Baptists and the American Civil War: April 4, 1862

James R. Graves

James R. Graves

In a reminder that many Baptists of the South are just as pro-war as other southerners, an announcement in this week’s Memphis Daily Appeal makes note of a new weapon of war invented by an enterprising Baptist minster:

The Rev. Mr. Graves, a well known elder of the Baptist church, yesterday showed us a new lance of his invention, which he warrants bound to kill. The blade is triangular, the edges are serrated like a saw, and the wound it would produce would paralyze the whole system. At the end is a weight of iron, by which the center of gravity is thrown lower down the shaft than in the ordinary pike and lance. Below the blade is a guard, in a crescent form, the inner portion of which is formed so as to cut on drawing back the lance. The shaft doubles up in the center for easy carriage. It is intended for both horse and infantry.
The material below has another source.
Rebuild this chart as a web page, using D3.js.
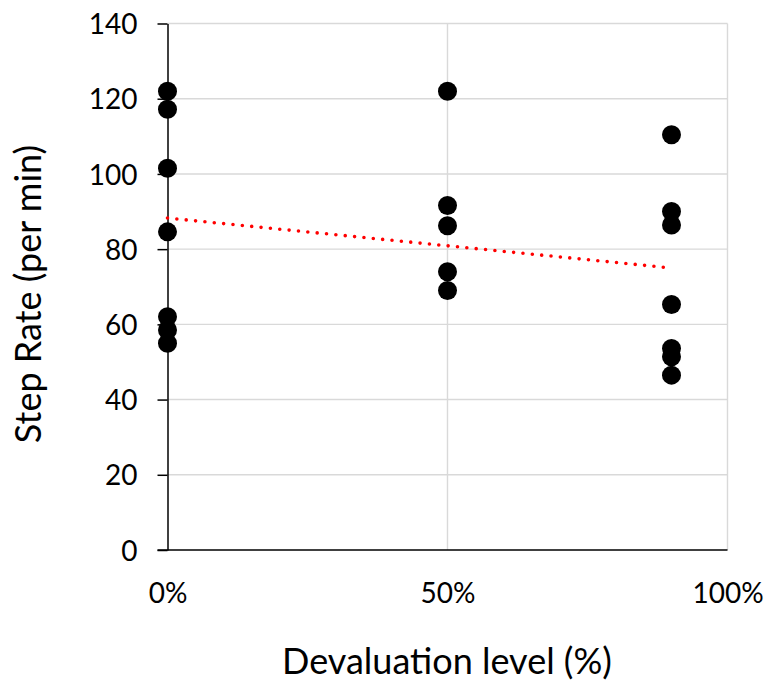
<!DOCTYPE html>
<html>
<head>
<meta charset="utf-8">
<script src="https://cdn.jsdelivr.net/npm/d3@7"></script>
<style>
  html, body { margin: 0; padding: 0; background: #fff; }
  svg { display: block; }
  text { font-family: Lato, "Open Sans", "Liberation Sans", sans-serif; fill: #000; }
</style>
</head>
<body>
<svg id="chart" width="770" height="686"></svg>
<script>
// Devaluation levels (fraction) and step rates observed at each level
const levels = [0, 0.5, 0.9];
const rateAt0 = [122.0, 117.2, 101.5, 84.6, 62.0, 58.5, 55.0];
const rateAt50 = [122.0, 91.6, 86.2, 74.0, 69.0];
const rateAt90 = [110.4, 90.0, 86.4, 65.3, 53.6, 51.4, 46.5];
const yTicks = [0, 20, 40, 60, 80, 100, 120, 140];
const xTicks = [0, 0.5, 1];
const xTickLabels = ["0%", "50%", "100%"];

const points = [rateAt0, rateAt50, rateAt90].flatMap((rates, i) =>
  rates.map(v => ({ x: levels[i], y: v })));

const svg = d3.select("#chart");
const x = d3.scaleLinear().domain([0, 1]).range([167.5, 727.5]);
const y = d3.scaleLinear().domain([0, 140]).range([550, 23.5]);

// gridlines
const grid = svg.append("g").attr("stroke", "#d9d9d9").attr("stroke-width", 1.4);
grid.selectAll("line.h").data(yTicks.filter(d => d > 0)).join("line")
  .attr("x1", x(0)).attr("x2", x(1))
  .attr("y1", d => y(d)).attr("y2", d => y(d));
grid.selectAll("line.v").data(xTicks.filter(d => d > 0)).join("line")
  .attr("x1", d => x(d)).attr("x2", d => x(d))
  .attr("y1", y(0)).attr("y2", y(140));

// y axis
const yAxis = svg.append("g")
  .attr("transform", `translate(${x(0)},0)`)
  .call(d3.axisLeft(y).tickValues(yTicks).tickSize(10).tickPadding(20).tickSizeOuter(0));
yAxis.select(".domain").attr("stroke", "#000").attr("stroke-width", 1.5);
yAxis.selectAll(".tick line").attr("stroke", "#000").attr("stroke-width", 1.5);
yAxis.selectAll(".tick text")
  .attr("font-size", 28).attr("dy", "0.36em")
  .style("font-family", "Lato, 'Open Sans', sans-serif");

// x axis: baseline with labels, no tick marks
const xAxis = svg.append("g")
  .attr("transform", `translate(0,${y(0)})`)
  .call(d3.axisBottom(x).tickValues(xTicks)
    .tickFormat((d, i) => xTickLabels[i]).tickSize(0).tickPadding(0));
xAxis.select(".domain").remove();
xAxis.append("line")
  .attr("x1", x(0) - 10).attr("x2", x(1))
  .attr("stroke", "#000").attr("stroke-width", 1.5);
xAxis.selectAll(".tick text")
  .attr("font-size", 28).attr("y", 53).attr("dy", 0)
  .style("font-family", "Lato, 'Open Sans', sans-serif");

// least-squares trend line over the observed range
const mx = d3.mean(points, d => d.x), my = d3.mean(points, d => d.y);
const slope = d3.sum(points, d => (d.x - mx) * (d.y - my)) /
              d3.sum(points, d => (d.x - mx) ** 2);
const intercept = my - slope * mx;
const xr = d3.extent(points, d => d.x);
svg.append("line")
  .attr("x1", x(xr[0])).attr("y1", y(intercept + slope * xr[0]))
  .attr("x2", x(xr[1])).attr("y2", y(intercept + slope * xr[1]))
  .attr("stroke", "#ff0000").attr("stroke-width", 3.6)
  .attr("stroke-linecap", "round").attr("stroke-dasharray", "0 9.4");

// data points
svg.append("g").selectAll("circle").data(points).join("circle")
  .attr("cx", d => x(d.x)).attr("cy", d => y(d.y))
  .attr("r", 9.5).attr("fill", "#000");

// axis titles
svg.append("text")
  .attr("x", 447).attr("y", 674).attr("text-anchor", "middle")
  .attr("font-size", 36).text("Devaluation level (%)");
svg.append("text")
  .attr("transform", "translate(41,294) rotate(-90)")
  .attr("text-anchor", "middle")
  .attr("font-size", 36).text("Step Rate (per min)");
</script>
</body>
</html>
In all likelihood, the creator of this rather bloody weapon is none other than James R. Graves (J. R. Graves), former editor of the Tennessee Baptist, who was forced to close the newspaper and flee to Memphis following Union occupation in late February. In addition to being a popular writer and theologian (as the recognized leader of the Landmarkist movement), the entrepreneurial Graves has long been involved in numerous endeavors, including the founding of the Southwestern Company, a business employing students to sell educational books door-to-door. The company yet exists, and has expanded its offerings to other media, in addition to books.

The fate of Graves’ lance, however, is unknown.